Voos Literários

Ocupações, (in)justiça e literatura

Flávia Cunha
20 de junho de 2017

Nos últimos dias, surgiu mais um gre-nal (ou fla-flu) nas redes sociais. A forma como ocorreu a reintegração de posse de um prédio público do governo do Estado, no centro de Porto Alegre, dividiu opiniões. Mesmo na mídia tradicional, não houve consenso, já que a ação da Brigada Militar foi considerada por muitos truculenta e inadequada e a decisão judicial abriu margem para que a operação ocorresse à noite, em plena véspera de feriado.

Vamos a um resumo dos fatos. Uma ação judicial determinou a desocupação de um imóvel que há cerca de dois anos abrigava moradores da chamada Ocupação Lanceiros Negros (uma referência aos negros livres que lutaram bravamente na Revolução Farroupilha). Vale ressalvar que o prédio já estava vazio há muito tempo quando essas famílias foram morar no local.

Mas o que realmente gerou questionamento foi a forma de atuação do poder público. A ocupação tinha crianças e até bebês. Como em uma situação assim não estava presente o Conselho Tutelar, por exemplo? Um comentarista de uma das maiores emissoras de rádio do Rio Grande do Sul considerou que princípios constitucionais foram violados, o que é gravíssimo.

O colunista de um grande jornal questionou porque um juiz recebe um polpudo auxílio-moradia enquanto  famílias de sem-teto ficam sem ter onde morar. A associação da categoria, em resposta, divulgou uma nota a respeito do comentário. Antes, a Ajuris havia lamentado a forma como ocorreu a reintegração de posse.

Em meio a esse cenário, recorro a Franz Kafka e seu célebre livro O Processo. A obra é uma grande crítica à injustiças e arbitrariedades do sistema. O julgamento de Josef K. por um tribunal misterioso demonstra a fragilidade do cidadão perante as autoridades, situação enfrentada muitas vezes no Brasil, principalmente pelos mais pobres.

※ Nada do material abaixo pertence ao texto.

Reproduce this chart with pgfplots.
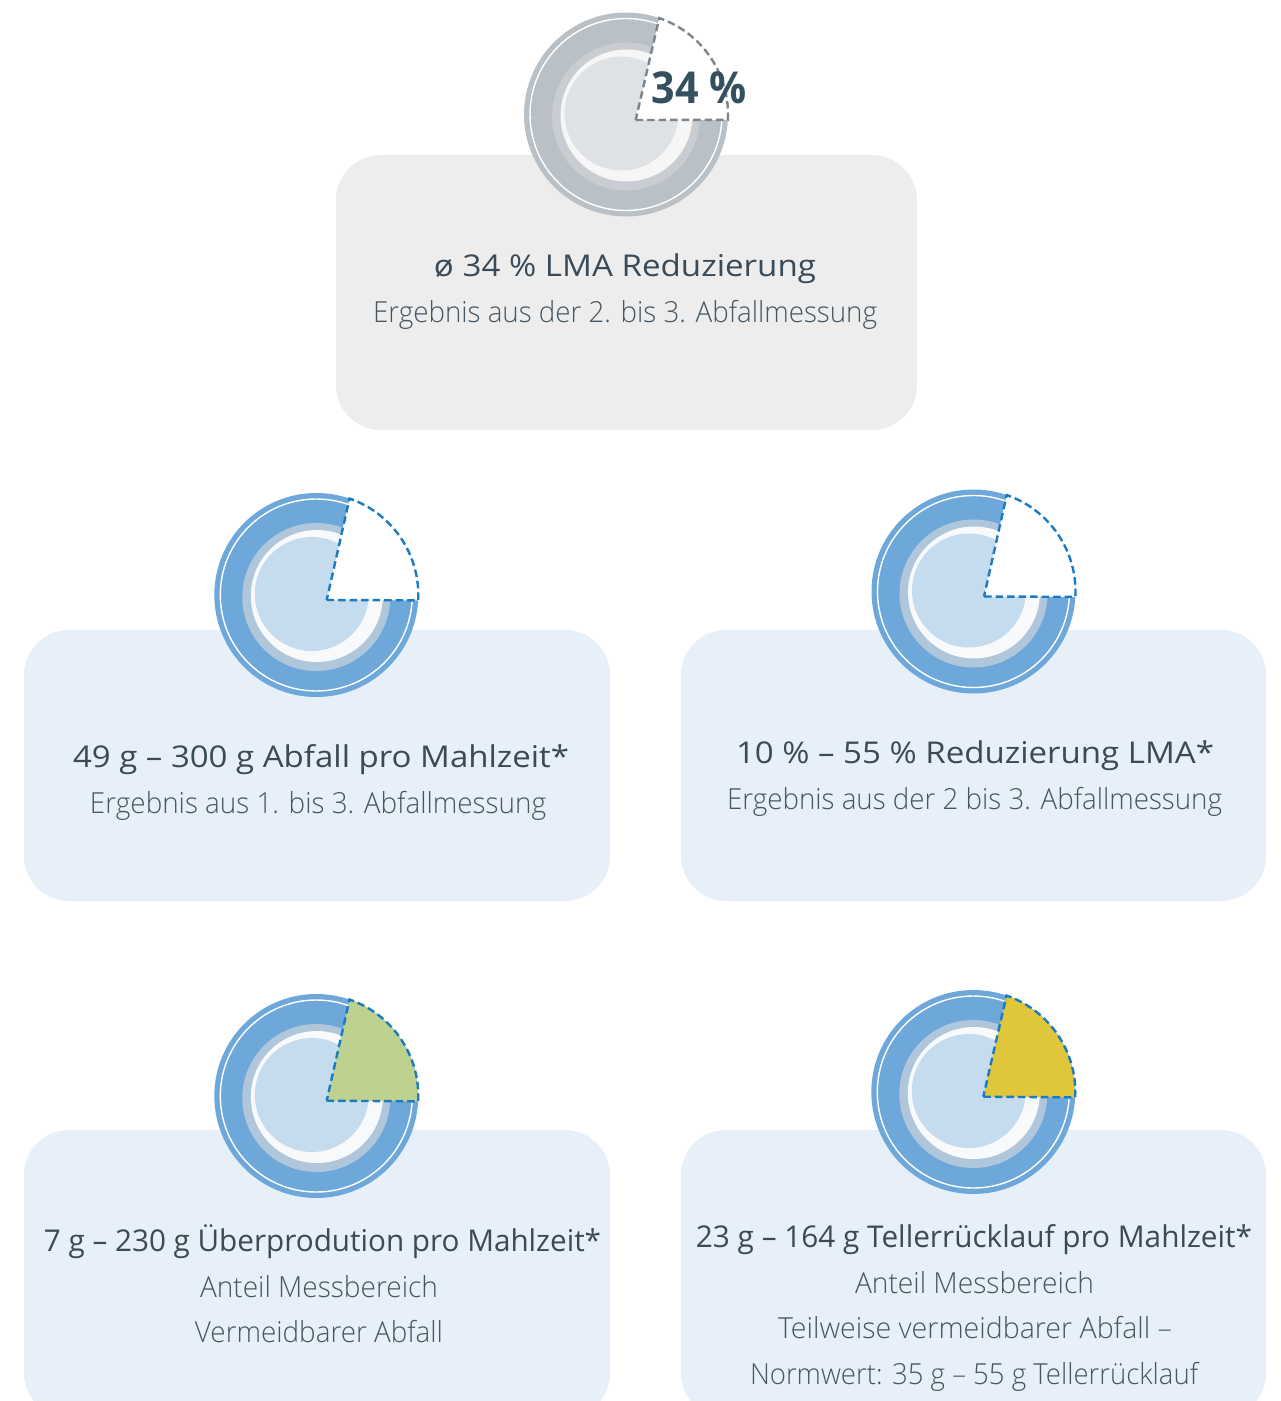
\documentclass[border=0pt]{standalone}
\usepackage{pgfplots}
\pgfplotsset{compat=1.18}
\usepackage{graphicx}
\usepackage{fontspec}
\usetikzlibrary{calc}
\setmainfont{Open Sans}
\IfFontExistsTF{Open Sans Light}{\newfontfamily\lightfont{Open Sans Light}}{\newfontfamily\lightfont{Open Sans}}
\IfFontExistsTF{Open Sans Medium}{\newfontfamily\titlefont{Open Sans Medium}}{\newfontfamily\titlefont{Open Sans}}
\IfFontExistsTF{Open Sans SemiBold}{\newfontfamily\numfont{Open Sans SemiBold}}{\newfontfamily\numfont{Open Sans Bold}}

\definecolor{boxgray}{HTML}{EDEDED}
\definecolor{boxblue}{HTML}{E7EFF8}
\definecolor{bouter}{HTML}{6EA8DA}
\definecolor{bshadow}{HTML}{B0C6DA}
\definecolor{bwhite}{HTML}{F8F9FA}
\definecolor{binner}{HTML}{C5DBEE}
\definecolor{gouter}{HTML}{B9C0C6}
\definecolor{gshadow}{HTML}{C9CDD1}
\definecolor{gwhite}{HTML}{F6F6F6}
\definecolor{ginner}{HTML}{DFE2E5}
\definecolor{dashblue}{HTML}{1A7AC4}
\definecolor{dashgray}{HTML}{7C858B}
\definecolor{wgreen}{HTML}{BCD28E}
\definecolor{wyellow}{HTML}{E0C63A}
\definecolor{tc}{HTML}{3A4B57}
\definecolor{sc}{HTML}{465763}
\definecolor{pc}{HTML}{34505F}

% #1 cx, #2 cy, #3 vx, #4 vy, #5 scheme (b/g), #6 wedge fill, #7 dash colour
\newcommand\plate[7]{%
  \fill[#5outer] (axis cs:#1,#2) circle[radius=102bp];
  \draw[white, line width=1.4bp] (axis cs:#1,#2) circle[radius=96bp];
  \fill[#5shadow] ($(axis cs:#1,#2)+(0,-2bp)$) circle[radius=74bp];
  \fill[#5white] ($(axis cs:#1,#2)+(0.5bp,-1bp)$) circle[radius=66bp];
  \fill[#5inner] ($(axis cs:#1,#2)+(-4.5bp,1bp)$) circle[radius=57bp];
  \path[fill=#6, draw=#7, line width=2.4bp, dash pattern=on 7.5bp off 4bp]
    (axis cs:#3,#4) -- ($(axis cs:#1,#2)+(-3:102bp)$)
    arc[start angle=-3, end angle=71, radius=102bp] -- cycle;
}
% #1 x, #2 baseline y, #3 width, #4 font, #5 colour, #6 text
\newcommand\txt[6]{%
  \node[anchor=base, inner sep=0pt, text=#5] at (axis cs:#1,#2)
    {\resizebox{#3bp}{\height}{#4#6}};
}
\newcommand\tfnt{\titlefont\fontsize{30bp}{36bp}\selectfont}
\newcommand\bfnt{\lightfont\fontsize{29bp}{35bp}\selectfont}

\begin{document}
\begin{tikzpicture}
\begin{axis}[
  at={(0,0)}, anchor=south west,
  hide axis, scale only axis,
  width=1281bp, height=1401bp,
  xmin=0, xmax=1281, ymin=0, ymax=1401,
  y dir=reverse, clip=true,
]
% boxes
\fill[boxgray, rounded corners=45bp] (axis cs:336,155) rectangle (axis cs:917,430);
\fill[boxblue, rounded corners=45bp] (axis cs:24,630) rectangle (axis cs:610,901);
\fill[boxblue, rounded corners=45bp] (axis cs:681,630) rectangle (axis cs:1266,901);
\fill[boxblue, rounded corners=45bp] (axis cs:24,1130) rectangle (axis cs:610,1418);
\fill[boxblue, rounded corners=45bp] (axis cs:681,1130) rectangle (axis cs:1266,1418);

% plates
\plate{626}{114.5}{635.7}{120}{g}{white}{dashgray}
\plate{316.3}{595}{326.7}{600}{b}{white}{dashblue}
\plate{973.5}{591.5}{984}{596.5}{b}{white}{dashblue}
\plate{316.3}{1096}{326.7}{1100.7}{b}{wgreen}{dashblue}
\plate{973.3}{1092}{983.3}{1096.7}{b}{wyellow}{dashblue}

% wedge label
\node[anchor=base, inner sep=0pt, text=pc] at (axis cs:699,104)
  {\resizebox{95bp}{\height}{\numfont\fontsize{44bp}{50bp}\selectfont 34 \%}};

% texts
\txt{625}{277}{382}{\tfnt}{tc}{ø 34 \% LMA Reduzierung}
\txt{625}{323}{504}{\bfnt}{sc}{Ergebnis aus der 2. bis 3. Abfallmessung}

\txt{321}{767}{496}{\tfnt}{tc}{49 g – 300 g Abfall pro Mahlzeit*}
\txt{318}{813}{456}{\bfnt}{sc}{Ergebnis aus 1. bis 3. Abfallmessung}

\txt{975}{763}{478}{\tfnt}{tc}{10 \% – 55 \% Reduzierung LMA*}
\txt{974.5}{809}{495}{\bfnt}{sc}{Ergebnis aus der 2 bis 3. Abfallmessung}

\txt{322.5}{1251}{557}{\tfnt}{tc}{7 g – 230 g Überprodution pro Mahlzeit*}
\txt{319}{1297}{238}{\bfnt}{sc}{Anteil Messbereich}
\txt{319}{1342}{248}{\bfnt}{sc}{Vermeidbarer Abfall}

\txt{974}{1247}{556}{\tfnt}{tc}{23 g – 164 g Tellerrücklauf pro Mahlzeit*}
\txt{974.5}{1293}{239}{\bfnt}{sc}{Anteil Messbereich}
\txt{975}{1338}{394}{\bfnt}{sc}{Teilweise vermeidbarer Abfall –}
\txt{974}{1384}{448}{\bfnt}{sc}{Normwert: 35 g – 55 g Tellerrücklauf}
\end{axis}
\pgfresetboundingbox
\path (0,0) rectangle (1281bp,1401bp);
\end{tikzpicture}
\end{document}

O trecho a seguir, selecionado do início da obra, revela as incoerências do sistema, a partir da réplica de um dos guardas que aborda o protagonista, no início do processo:

Que é que o senhor quer? Julga que pode terminar rapidamente com o seu enorme processo, o seu maldito processo, só por se pôr a discutir conosco, que não passamos de guardas, questões de documentos de identificação e de mandados de captura? Nós somos apenas funcionários subalternos, que pouco ou nada percebem de documentos de identificação e que, neste caso, não têm outra missão a não ser a de vigiá-lo dez horas por dia. É para isso que nos pagam. No entanto, ainda somos capazes de compreender que as altas autoridades, ao serviço das quais estamos, antes de darem uma ordem de prisão, tiram minuciosas informações acerca da pessoa a ser detida e dos motivos da detenção. Assim, não há possibilidades de engano. As nossas autoridades, até onde eu conheço, e os meus conhecimentos não vão além das categorias mais baixas, não são daquelas que andam atrás das culpas das pessoas, mas, como diz a Lei, são forçadas pelos delitos a enviarem-nos a nós, os guardas.

Franz Kafka é considerado um dos grandes escritores de todos os tempos. Nascido em Praga, capital da atual República Checa, Kafka integra o canône literário alemão, por ter escrito nesse idioma. O livro O Processo é póstumo, tendo sido publicado em 1925, um ano depois de sua morte. Porém, permanece muito atual em seu nonsense, célebre na obra kafkiana também em outras obras, como A Metamorfose.

O livro O Processo foi para as telonas pela primeira vez na década de 1960, com direção do ícone do cinema Orson Welles e protagonizado por Anthony Perkins.